Source data:
# # # # #
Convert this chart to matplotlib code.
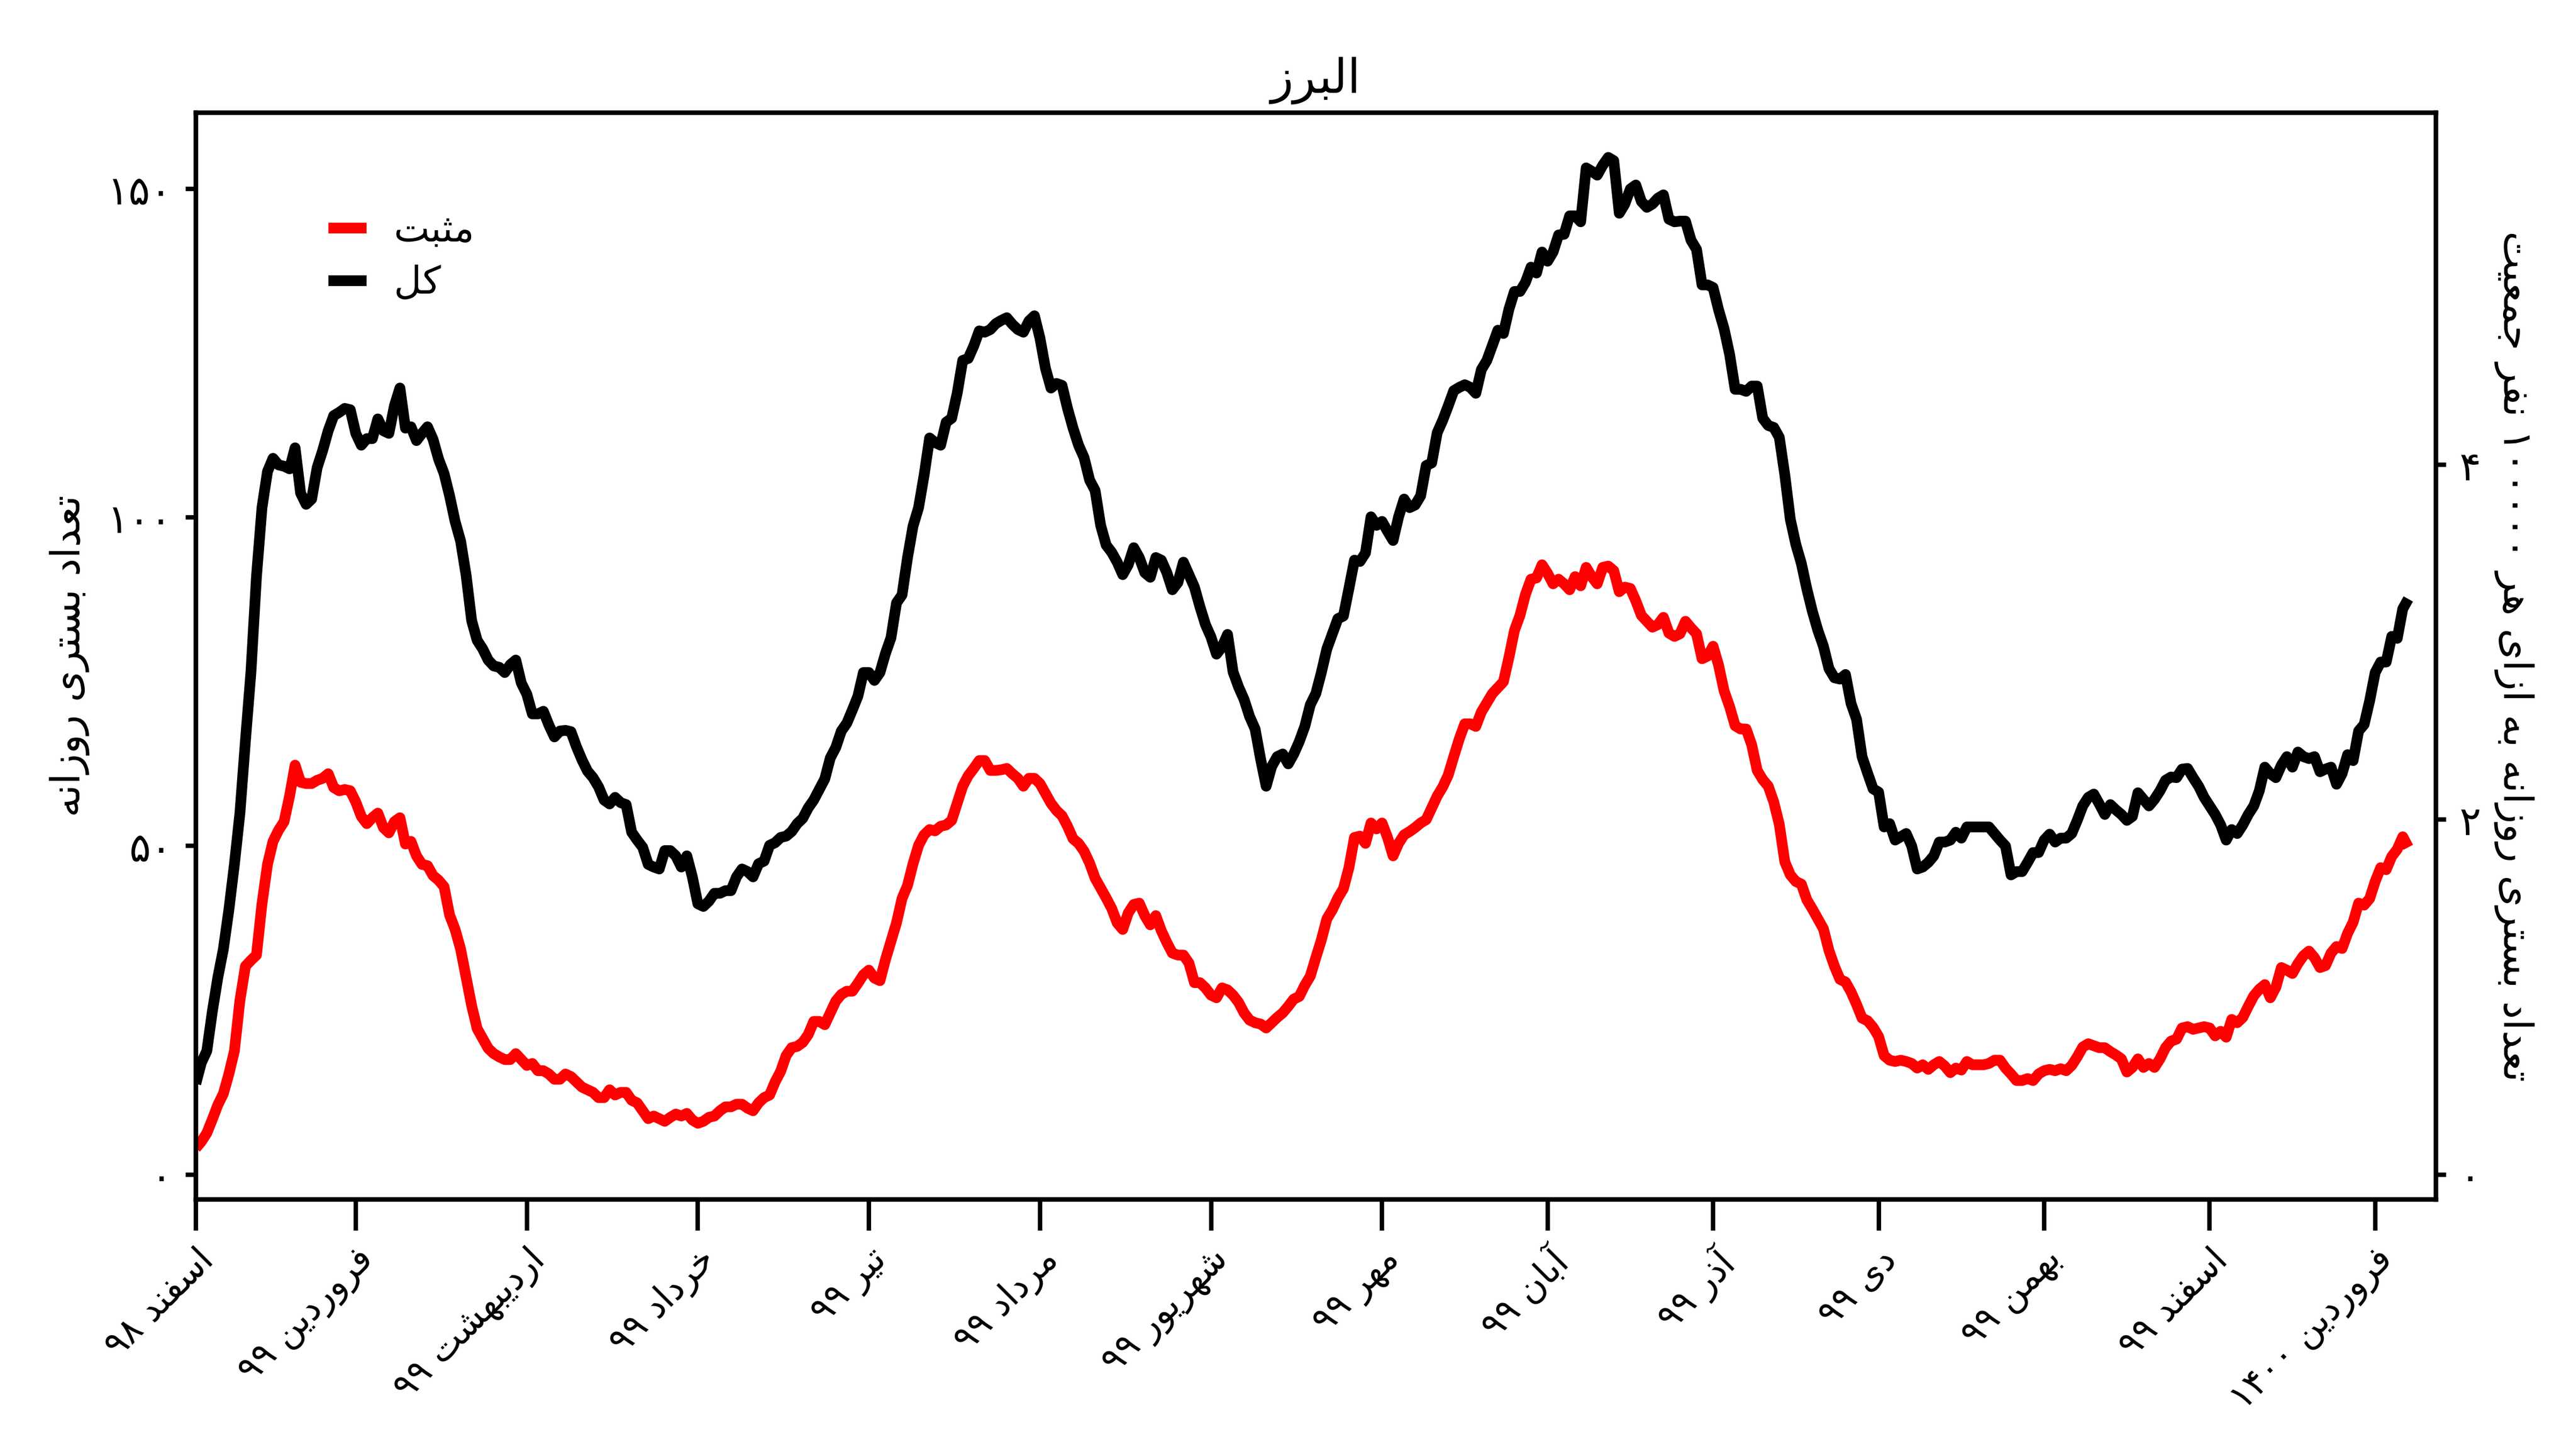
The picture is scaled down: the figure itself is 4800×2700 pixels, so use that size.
import numpy as np
import matplotlib
matplotlib.use("Agg")
import matplotlib.pyplot as plt
from matplotlib.ticker import FixedLocator, FixedFormatter

plt.rcParams['font.family'] = ['DejaVu Sans']

# ---------------- text ----------------
title_text = 'البرز'
ylabel_left = 'تعداد بستری روزانه'
ylabel_right = 'تعداد بستری روزانه به ازای هر ۱۰۰۰۰۰ نفر جمعیت'
legend_positive = 'مثبت'
legend_total = 'کل'
month_labels = ['اسفند ۹۸', 'فروردین ۹۹', 'اردیبهشت ۹۹', 'خرداد ۹۹', 'تیر ۹۹',
                'مرداد ۹۹', 'شهریور ۹۹', 'مهر ۹۹', 'آبان ۹۹', 'آذر ۹۹', 'دی ۹۹',
                'بهمن ۹۹', 'اسفند ۹۹', 'فروردین ۱۴۰۰']
# day index (from 1 Esfand 1398) of each month start
month_start_day = [0, 29, 60, 91, 122, 153, 184, 215, 245, 275, 305, 335, 365, 395]

left_ticks = [0, 50, 100, 150]
right_ticks = [0, 2, 4]
per_100k_factor = 27  # population / 100000

# ---------------- data (daily, day 0 = 1 Esfand 1398) ----------------
total = [
    13.8, 17, 18.8, 24.8, 30, 34.3, 40.3, 47.2, 55, 66,
    76.5, 91, 101.5, 107, 109, 108, 107.8, 107.4, 110.6, 103.7,
    102, 102.8, 107.6, 110.2, 113.2, 115.5, 116, 116.6, 116.4, 112.8,
    111, 112, 112, 115, 113.2, 112.8, 117, 119.7, 113.6, 113.8,
    111.7, 112.8, 113.8, 111.9, 108.9, 106.7, 103.3, 99.4, 96.4, 91.2,
    84.3, 81.3, 80, 78.3, 77.4, 77.2, 76.4, 77.6, 78.3, 74.8,
    73.1, 70.1, 70.1, 70.5, 68.4, 66.6, 67.5, 67.6, 67.4, 65.1,
    63.1, 61.4, 60.4, 59.0, 57.0, 56.4, 57.4, 56.6, 56.3, 52.1,
    50.9, 49.8, 47.2, 46.8, 46.5, 49.3, 49.3, 48.5, 46.8, 48.5,
    45.3, 41.2, 40.8, 41.6, 42.8, 42.8, 43.2, 43.2, 45.3, 46.5,
    46.1, 45.3, 47.3, 47.7, 50.1, 50.5, 51.3, 51.5, 52.2, 53.4,
    54.2, 55.8, 57, 58.6, 60.2, 63.4, 65, 67.5, 68.7, 70.7,
    72.8, 76.4, 76.4, 75.2, 76.4, 79.3, 81.7, 87, 88.2, 93.9,
    98.7, 101.5, 106.4, 112.1, 111.4, 111, 114.5, 115.1, 118.9, 123.9,
    124.2, 126.1, 128.4, 128.2, 128.6, 129.5, 130.0, 130.4, 129.4, 128.6, 128.2,
    129.9, 130.7, 127.3, 122.7, 119.7, 120.4, 120.1, 116.6, 113.6, 111,
    109.1, 105.7, 104.1, 98.8, 95.8, 94.7, 93.2, 91.3, 92.8, 95.4,
    93.9, 91.6, 90.9, 93.9, 93.5, 91.6, 89, 90.1, 93.2, 91.3,
    89.4, 86.4, 83.7, 81.8, 79.2, 80.3, 82.2, 76.5, 74.2, 72.3,
    69.7, 67.8, 63.2, 59.1, 62.1, 63.6, 64, 62.5, 64, 65.9,
    68.2, 71.5, 73.2, 76.4, 80, 82.3, 84.6, 85, 89.2, 93.5,
    93.3, 94.6, 100.1, 98.8, 99.4, 97.9, 96.5, 100.1, 102.8, 101.5,
    101.9, 103.3, 107.9, 108.3, 112.9, 114.8, 117, 119.3, 119.8, 120.2,
    119.8, 118.9, 122.5, 123.9, 126.2, 128.5, 128, 131.7, 134.4, 134.4,
    135.8, 138.1, 137.2, 140.4, 139, 140.4, 143, 143.1, 145.9, 145.9,
    145, 153.2, 152.7, 152.1, 153.6, 154.8, 154.3, 146.3, 147.7, 150,
    150.6, 148.1, 147.2, 147.7, 148.6, 149.1, 145.4, 145, 145.1, 145.1,
    142.2, 140.8, 135.4, 135.4, 135, 131.6, 128.7, 124.8, 119.5, 119.5,
    119.2, 120, 120, 115.1, 114, 113.7, 112.2, 106.5, 99.7, 95.9,
    93, 89.1, 85.7, 82.8, 80.4, 77, 75.6, 75.4, 76.1, 71.7,
    69.3, 63.6, 61.1, 58.7, 58.2, 52.9, 53.4, 50.9, 51.4, 51.9,
    50, 46.5, 46.8, 47.5, 48.5, 50.6, 50.6, 50.9, 52.1, 51.2,
    52.9, 52.9, 52.9, 52.9, 52.9, 51.9, 50.9, 50, 45.6, 46.1, 46.1,
    47.5, 49, 49, 50.9, 51.8, 50.6, 51.2, 51.2, 51.9, 53.9,
    56.1, 57.4, 57.9, 56.4, 54.8, 56.3, 55.5, 54.8, 53.9, 54.5,
    58.1, 57.1, 56.1, 57.1, 58.4, 60, 60.5, 60.4, 61.7, 61.8,
    60.4, 59.1, 57.4, 56.1, 54.8, 53.2, 50.9, 52.5, 51.9, 53.2,
    54.8, 56.1, 58.4, 62, 61, 60.4, 62.3, 63.6, 62, 64.3,
    63.6, 63.3, 63.6, 61.3, 61.7, 62, 59.4, 61, 63.9, 63,
    67.5, 68.5, 72.1, 76.4, 78, 78, 81.9, 81.6, 86.1, 87.6,
]

positive = [
    4, 5, 6.3, 8.4, 10.6, 12.3, 15.3, 18.8, 26.5, 31.7,
    32.6, 33.4, 41.2, 47.2, 50.7, 52.4, 53.7, 57.6, 62.3, 59.7,
    59.5, 59.5, 60, 60.3, 61, 58.9, 58.4, 58.6, 58.4, 56.7,
    54.5, 53.4, 54.3, 55, 52.8, 52, 53.7, 54.3, 50.3, 50.7,
    48.5, 47.2, 47, 45.5, 44.8, 43.8, 39.5, 37.3, 34.3, 30,
    25.7, 22.2, 20.7, 19.2, 18.4, 17.9, 17.5, 17.5, 18.4, 17.5,
    16.6, 16.9, 15.8, 15.8, 15.3, 14.5, 14.5, 15.3, 14.9, 14.1,
    13.3, 12.9, 12.5, 11.7, 11.7, 12.9, 12.1, 12.5, 12.5, 11.3,
    10.9, 9.7, 8.5, 8.9, 8.5, 8.1, 8.7, 9.2, 8.9, 9.3,
    8.3, 7.8, 8.1, 8.7, 8.9, 9.7, 10.3, 10.3, 10.7, 10.7,
    10.1, 9.7, 10.9, 11.7, 12.1, 14.1, 15.7, 18.1, 19.3, 19.5,
    20.1, 21.3, 23.3, 23.3, 22.8, 24.6, 26.4, 27.4, 27.9, 27.9,
    29.1, 30.4, 31.1, 29.9, 29.5, 32.7, 35.5, 38.3, 42.0, 44.0,
    47.3, 50.1, 51.7, 52.5, 52.3, 53, 53.2, 53.9, 56.5, 59.1,
    60.7, 61.8, 63, 63, 61.5, 61.5, 61.6, 61.8, 61.0, 60.3, 59.1,
    60.3, 60.3, 59.5, 58.0, 56.5, 55.4, 54.6, 53.0, 51.1, 50.4,
    49.2, 47.4, 45.1, 43.6, 42.1, 40.5, 38.3, 37.3, 39.8, 41.1,
    41.3, 39.4, 38.0, 39.4, 37.1, 35.3, 33.7, 33.4, 33.4, 32.2,
    29.2, 29.2, 28.4, 27.3, 26.9, 28.4, 28.1, 27.3, 26.2, 24.6,
    23.5, 23.1, 22.9, 22.3, 23.1, 23.9, 24.6, 25.6, 26.7, 27.1,
    28.8, 30.2, 33, 35.7, 38.9, 40.3, 42.1, 43.5, 46.7, 51.3,
    51.5, 50.4, 53.5, 52.6, 53.5, 51.3, 48.5, 50.4, 51.7, 52.2,
    52.8, 53.5, 54, 55.8, 57.6, 59, 60.8, 63.6, 66.3, 68.6,
    68.6, 68.2, 70.4, 71.8, 73.2, 74.1, 75, 78.7, 82.8, 85.1,
    88.3, 90.6, 90.8, 92.8, 91.5, 89.9, 90.6, 89.9, 89, 91,
    89.6, 92.4, 91, 89.9, 92.4, 92.6, 91.9, 88.7, 89.4, 89.2,
    87.3, 85.1, 84.2, 83.3, 83.7, 84.8, 82.4, 81.9, 82.3, 84.2,
    83.2, 82.3, 78.5, 78.9, 80.4, 77.5, 73.6, 71.2, 68.3, 67.8,
    67.8, 65.4, 61.5, 60.1, 59.1, 56.7, 53.3, 47.6, 45.6, 44.6,
    44.2, 41.8, 40.4, 38.9, 37.4, 34.1, 31.7, 29.7, 29.3, 27.8,
    25.9, 23.8, 23.4, 22.4, 21, 18.1, 17.4, 17.2, 17.4, 17.2,
    16.9, 16.2, 16.7, 16, 16.7, 17.2, 16.5, 15.5, 16.2, 15.9,
    17.2, 16.7, 16.7, 16.7, 16.9, 17.4, 17.4, 16.2, 15.3, 14.3, 14.3,
    14.6, 14.3, 15.3, 15.8, 16, 15.8, 16.1, 15.8, 16.6, 17.9,
    19.4, 19.9, 19.6, 19.3, 19.3, 18.7, 18.2, 17.6, 15.6, 16.3,
    17.6, 16.3, 16.9, 16.3, 17.6, 19.3, 20.3, 20.6, 22.3, 22.5,
    22.1, 22.3, 22.5, 22.3, 21.1, 21.8, 20.9, 23.6, 23.1, 23.9,
    25.6, 27.2, 28.2, 28.9, 26.9, 28.5, 31.5, 31.1, 30.6, 32.1,
    33.3, 34, 33, 31.5, 31.8, 33.7, 34.7, 34.4, 36.7, 38.4,
    41.3, 41, 42, 44.6, 46.7, 46.4, 48.4, 49.5, 51.4, 49.8,
]

# ---------------- minimal Persian shaping + RTL ordering ----------------
FORMS = {  # isolated, final, initial, medial
    '\u0622': ('\uFE81', '\uFE82', None, None),
    '\u0627': ('\uFE8D', '\uFE8E', None, None),
    '\u0628': ('\uFE8F', '\uFE90', '\uFE91', '\uFE92'),
    '\u062A': ('\uFE95', '\uFE96', '\uFE97', '\uFE98'),
    '\u062B': ('\uFE99', '\uFE9A', '\uFE9B', '\uFE9C'),
    '\u062C': ('\uFE9D', '\uFE9E', '\uFE9F', '\uFEA0'),
    '\u062E': ('\uFEA5', '\uFEA6', '\uFEA7', '\uFEA8'),
    '\u062F': ('\uFEA9', '\uFEAA', None, None),
    '\u0630': ('\uFEAB', '\uFEAC', None, None),
    '\u0631': ('\uFEAD', '\uFEAE', None, None),
    '\u0632': ('\uFEAF', '\uFEB0', None, None),
    '\u0633': ('\uFEB1', '\uFEB2', '\uFEB3', '\uFEB4'),
    '\u0634': ('\uFEB5', '\uFEB6', '\uFEB7', '\uFEB8'),
    '\u0639': ('\uFEC9', '\uFECA', '\uFECB', '\uFECC'),
    '\u0641': ('\uFED1', '\uFED2', '\uFED3', '\uFED4'),
    '\u0644': ('\uFEDD', '\uFEDE', '\uFEDF', '\uFEE0'),
    '\u0645': ('\uFEE1', '\uFEE2', '\uFEE3', '\uFEE4'),
    '\u0646': ('\uFEE5', '\uFEE6', '\uFEE7', '\uFEE8'),
    '\u0647': ('\uFEE9', '\uFEEA', '\uFEEB', '\uFEEC'),
    '\u0648': ('\uFEED', '\uFEEE', None, None),
    '\u06A9': ('\uFB8E', '\uFB8F', '\uFB90', '\uFB91'),
    '\u06CC': ('\uFBFC', '\uFBFD', '\uFBFE', '\uFBFF'),
}


def shape_word(word):
    out = []
    n = len(word)
    for i, c in enumerate(word):
        if c not in FORMS:
            out.append(c)
            continue
        iso, fin, ini, med = FORMS[c]
        prev = word[i - 1] if i > 0 else None
        nxt = word[i + 1] if i < n - 1 else None
        jp = prev in FORMS and FORMS[prev][2] is not None
        jn = (nxt in FORMS) and ini is not None
        if jp and jn:
            out.append(med)
        elif jp:
            out.append(fin)
        elif jn:
            out.append(ini)
        else:
            out.append(iso)
    return ''.join(out)


def rtl(text):
    vis = []
    for tok in text.split(' '):
        if any(ch in FORMS for ch in tok):
            vis.append(shape_word(tok)[::-1])
        else:
            vis.append(tok)
    return ' '.join(reversed(vis))


FA = str.maketrans('0123456789', '۰۱۲۳۴۵۶۷۸۹')


def fa_num(v):
    return str(v).translate(FA)


# ---------------- plot ----------------
days = np.arange(len(total))

fig = plt.figure(figsize=(16, 9), dpi=300)
ax = fig.add_axes([0.0760, 0.1722, 0.8696, 0.7500])

lw = 4.8
ax.plot(days, positive, color='#ff0000', lw=lw, solid_capstyle='butt',
        label=rtl(legend_positive))
ax.plot(days, total, color='#000000', lw=lw, solid_capstyle='butt',
        label=rtl(legend_total))

ylim = (-3.8, 161.6)
ax.set_xlim(0, 406)
ax.set_ylim(*ylim)

ax.yaxis.set_major_locator(FixedLocator(left_ticks))
ax.yaxis.set_major_formatter(FixedFormatter([fa_num(t) for t in left_ticks]))
ax.xaxis.set_major_locator(FixedLocator(month_start_day))
ax.xaxis.set_major_formatter(FixedFormatter([rtl(m) for m in month_labels]))

for sp in ax.spines.values():
    sp.set_linewidth(2.0)

ax.tick_params(axis='y', which='major', length=4.5, width=2.0, labelsize=18, pad=6)
ax.tick_params(axis='x', which='major', length=14, width=2.0, labelsize=16, pad=5)
for lab in ax.get_xticklabels():
    lab.set_rotation(45)
    lab.set_ha('right')
    lab.set_va('top')
    lab.set_rotation_mode('anchor')

ax.set_title(rtl(title_text), fontsize=21, pad=9)
ax.set_ylabel(rtl(ylabel_left), fontsize=18, labelpad=8)

ax2 = ax.twinx()
ax2.set_ylim(ylim[0] / per_100k_factor, ylim[1] / per_100k_factor)
ax2.yaxis.set_major_locator(FixedLocator(right_ticks))
ax2.yaxis.set_major_formatter(FixedFormatter([fa_num(t) for t in right_ticks]))
ax2.tick_params(axis='y', which='major', length=4.5, width=2.0, labelsize=18, pad=6)
for sp in ax2.spines.values():
    sp.set_linewidth(2.0)
ax2.set_ylabel(rtl(ylabel_right), fontsize=18, rotation=270, labelpad=24)

leg = ax.legend(loc='upper left', bbox_to_anchor=(0.0592, 0.9081), frameon=False,
                fontsize=17, handlelength=1.0, handletextpad=0.72, labelspacing=0.4,
                borderpad=0, borderaxespad=0)

fig.savefig('out.png', dpi=300)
# # # # #
Your objective: Track down all lines above with the string "figure" and copy them.

Completed task:
The picture is scaled down: the figure itself is 4800×2700 pixels, so use that size.
fig = plt.figure(figsize=(16, 9), dpi=300)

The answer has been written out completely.